Figure scripts
^^^^

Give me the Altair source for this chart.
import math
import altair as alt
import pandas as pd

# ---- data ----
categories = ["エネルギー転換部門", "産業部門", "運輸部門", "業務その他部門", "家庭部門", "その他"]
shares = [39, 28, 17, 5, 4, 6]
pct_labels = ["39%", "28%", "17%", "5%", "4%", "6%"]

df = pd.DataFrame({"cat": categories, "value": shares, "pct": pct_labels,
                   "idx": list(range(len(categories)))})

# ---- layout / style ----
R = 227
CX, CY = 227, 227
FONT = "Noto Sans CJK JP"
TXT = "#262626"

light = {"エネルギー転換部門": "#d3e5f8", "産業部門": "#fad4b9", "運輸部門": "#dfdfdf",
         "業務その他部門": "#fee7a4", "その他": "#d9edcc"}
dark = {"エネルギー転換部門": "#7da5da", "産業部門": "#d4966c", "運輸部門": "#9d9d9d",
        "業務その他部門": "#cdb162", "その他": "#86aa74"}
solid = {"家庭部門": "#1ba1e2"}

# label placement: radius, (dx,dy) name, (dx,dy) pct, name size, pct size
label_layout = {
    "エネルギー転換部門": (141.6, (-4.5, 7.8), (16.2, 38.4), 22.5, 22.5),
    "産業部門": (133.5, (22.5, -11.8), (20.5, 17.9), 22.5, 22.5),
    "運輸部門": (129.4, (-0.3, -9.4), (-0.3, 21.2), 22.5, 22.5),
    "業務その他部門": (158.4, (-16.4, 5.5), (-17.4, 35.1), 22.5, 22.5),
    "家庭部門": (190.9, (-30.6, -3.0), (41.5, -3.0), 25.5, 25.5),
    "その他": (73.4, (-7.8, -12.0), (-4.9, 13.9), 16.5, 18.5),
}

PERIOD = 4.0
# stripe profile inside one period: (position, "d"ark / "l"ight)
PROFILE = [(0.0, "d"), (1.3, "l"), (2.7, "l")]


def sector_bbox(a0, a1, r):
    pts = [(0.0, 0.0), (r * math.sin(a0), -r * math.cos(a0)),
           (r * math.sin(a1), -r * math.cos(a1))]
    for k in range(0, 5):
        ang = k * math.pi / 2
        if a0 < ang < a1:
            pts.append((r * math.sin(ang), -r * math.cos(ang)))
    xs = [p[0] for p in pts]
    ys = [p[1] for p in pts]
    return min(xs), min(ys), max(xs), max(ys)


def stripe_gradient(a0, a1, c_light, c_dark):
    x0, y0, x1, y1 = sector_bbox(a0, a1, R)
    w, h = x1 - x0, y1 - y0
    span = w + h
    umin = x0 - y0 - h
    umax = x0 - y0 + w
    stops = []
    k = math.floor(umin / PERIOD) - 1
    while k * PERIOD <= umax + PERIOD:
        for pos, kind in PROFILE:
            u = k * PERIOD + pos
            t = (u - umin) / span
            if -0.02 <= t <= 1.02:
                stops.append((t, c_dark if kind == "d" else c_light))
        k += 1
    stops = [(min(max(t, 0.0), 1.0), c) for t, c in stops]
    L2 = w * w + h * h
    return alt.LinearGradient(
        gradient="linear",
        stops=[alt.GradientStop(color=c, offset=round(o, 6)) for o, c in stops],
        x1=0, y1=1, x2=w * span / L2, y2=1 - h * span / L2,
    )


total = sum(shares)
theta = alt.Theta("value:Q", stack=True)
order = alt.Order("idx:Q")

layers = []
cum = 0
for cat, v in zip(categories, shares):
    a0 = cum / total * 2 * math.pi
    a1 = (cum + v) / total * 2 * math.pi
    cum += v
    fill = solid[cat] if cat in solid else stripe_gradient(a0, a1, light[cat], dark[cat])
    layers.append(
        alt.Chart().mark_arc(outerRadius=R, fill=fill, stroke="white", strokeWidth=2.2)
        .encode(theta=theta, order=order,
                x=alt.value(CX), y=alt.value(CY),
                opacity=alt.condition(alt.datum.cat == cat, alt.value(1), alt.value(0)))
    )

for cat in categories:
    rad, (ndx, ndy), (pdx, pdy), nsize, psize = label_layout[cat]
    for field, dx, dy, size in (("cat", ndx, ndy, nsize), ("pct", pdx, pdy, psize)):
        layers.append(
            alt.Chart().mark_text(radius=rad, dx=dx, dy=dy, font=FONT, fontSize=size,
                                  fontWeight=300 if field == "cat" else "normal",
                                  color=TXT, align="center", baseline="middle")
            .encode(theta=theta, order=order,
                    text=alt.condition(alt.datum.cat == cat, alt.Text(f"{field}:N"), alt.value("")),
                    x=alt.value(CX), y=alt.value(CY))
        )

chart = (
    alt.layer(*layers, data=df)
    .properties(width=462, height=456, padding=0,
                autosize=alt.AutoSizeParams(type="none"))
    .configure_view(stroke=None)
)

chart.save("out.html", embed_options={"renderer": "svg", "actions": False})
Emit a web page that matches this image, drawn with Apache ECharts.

^^^^

### Instruction
Retype the whole listing above exactly.

### Output for this exercise
Give me the Altair source for this chart.
import math
import altair as alt
import pandas as pd

# ---- data ----
categories = ["エネルギー転換部門", "産業部門", "運輸部門", "業務その他部門", "家庭部門", "その他"]
shares = [39, 28, 17, 5, 4, 6]
pct_labels = ["39%", "28%", "17%", "5%", "4%", "6%"]

df = pd.DataFrame({"cat": categories, "value": shares, "pct": pct_labels,
                   "idx": list(range(len(categories)))})

# ---- layout / style ----
R = 227
CX, CY = 227, 227
FONT = "Noto Sans CJK JP"
TXT = "#262626"

light = {"エネルギー転換部門": "#d3e5f8", "産業部門": "#fad4b9", "運輸部門": "#dfdfdf",
         "業務その他部門": "#fee7a4", "その他": "#d9edcc"}
dark = {"エネルギー転換部門": "#7da5da", "産業部門": "#d4966c", "運輸部門": "#9d9d9d",
        "業務その他部門": "#cdb162", "その他": "#86aa74"}
solid = {"家庭部門": "#1ba1e2"}

# label placement: radius, (dx,dy) name, (dx,dy) pct, name size, pct size
label_layout = {
    "エネルギー転換部門": (141.6, (-4.5, 7.8), (16.2, 38.4), 22.5, 22.5),
    "産業部門": (133.5, (22.5, -11.8), (20.5, 17.9), 22.5, 22.5),
    "運輸部門": (129.4, (-0.3, -9.4), (-0.3, 21.2), 22.5, 22.5),
    "業務その他部門": (158.4, (-16.4, 5.5), (-17.4, 35.1), 22.5, 22.5),
    "家庭部門": (190.9, (-30.6, -3.0), (41.5, -3.0), 25.5, 25.5),
    "その他": (73.4, (-7.8, -12.0), (-4.9, 13.9), 16.5, 18.5),
}

PERIOD = 4.0
# stripe profile inside one period: (position, "d"ark / "l"ight)
PROFILE = [(0.0, "d"), (1.3, "l"), (2.7, "l")]


def sector_bbox(a0, a1, r):
    pts = [(0.0, 0.0), (r * math.sin(a0), -r * math.cos(a0)),
           (r * math.sin(a1), -r * math.cos(a1))]
    for k in range(0, 5):
        ang = k * math.pi / 2
        if a0 < ang < a1:
            pts.append((r * math.sin(ang), -r * math.cos(ang)))
    xs = [p[0] for p in pts]
    ys = [p[1] for p in pts]
    return min(xs), min(ys), max(xs), max(ys)


def stripe_gradient(a0, a1, c_light, c_dark):
    x0, y0, x1, y1 = sector_bbox(a0, a1, R)
    w, h = x1 - x0, y1 - y0
    span = w + h
    umin = x0 - y0 - h
    umax = x0 - y0 + w
    stops = []
    k = math.floor(umin / PERIOD) - 1
    while k * PERIOD <= umax + PERIOD:
        for pos, kind in PROFILE:
            u = k * PERIOD + pos
            t = (u - umin) / span
            if -0.02 <= t <= 1.02:
                stops.append((t, c_dark if kind == "d" else c_light))
        k += 1
    stops = [(min(max(t, 0.0), 1.0), c) for t, c in stops]
    L2 = w * w + h * h
    return alt.LinearGradient(
        gradient="linear",
        stops=[alt.GradientStop(color=c, offset=round(o, 6)) for o, c in stops],
        x1=0, y1=1, x2=w * span / L2, y2=1 - h * span / L2,
    )


total = sum(shares)
theta = alt.Theta("value:Q", stack=True)
order = alt.Order("idx:Q")

layers = []
cum = 0
for cat, v in zip(categories, shares):
    a0 = cum / total * 2 * math.pi
    a1 = (cum + v) / total * 2 * math.pi
    cum += v
    fill = solid[cat] if cat in solid else stripe_gradient(a0, a1, light[cat], dark[cat])
    layers.append(
        alt.Chart().mark_arc(outerRadius=R, fill=fill, stroke="white", strokeWidth=2.2)
        .encode(theta=theta, order=order,
                x=alt.value(CX), y=alt.value(CY),
                opacity=alt.condition(alt.datum.cat == cat, alt.value(1), alt.value(0)))
    )

for cat in categories:
    rad, (ndx, ndy), (pdx, pdy), nsize, psize = label_layout[cat]
    for field, dx, dy, size in (("cat", ndx, ndy, nsize), ("pct", pdx, pdy, psize)):
        layers.append(
            alt.Chart().mark_text(radius=rad, dx=dx, dy=dy, font=FONT, fontSize=size,
                                  fontWeight=300 if field == "cat" else "normal",
                                  color=TXT, align="center", baseline="middle")
            .encode(theta=theta, order=order,
                    text=alt.condition(alt.datum.cat == cat, alt.Text(f"{field}:N"), alt.value("")),
                    x=alt.value(CX), y=alt.value(CY))
        )

chart = (
    alt.layer(*layers, data=df)
    .properties(width=462, height=456, padding=0,
                autosize=alt.AutoSizeParams(type="none"))
    .configure_view(stroke=None)
)

chart.save("out.html", embed_options={"renderer": "svg", "actions": False})
Emit a web page that matches this image, drawn with Apache ECharts.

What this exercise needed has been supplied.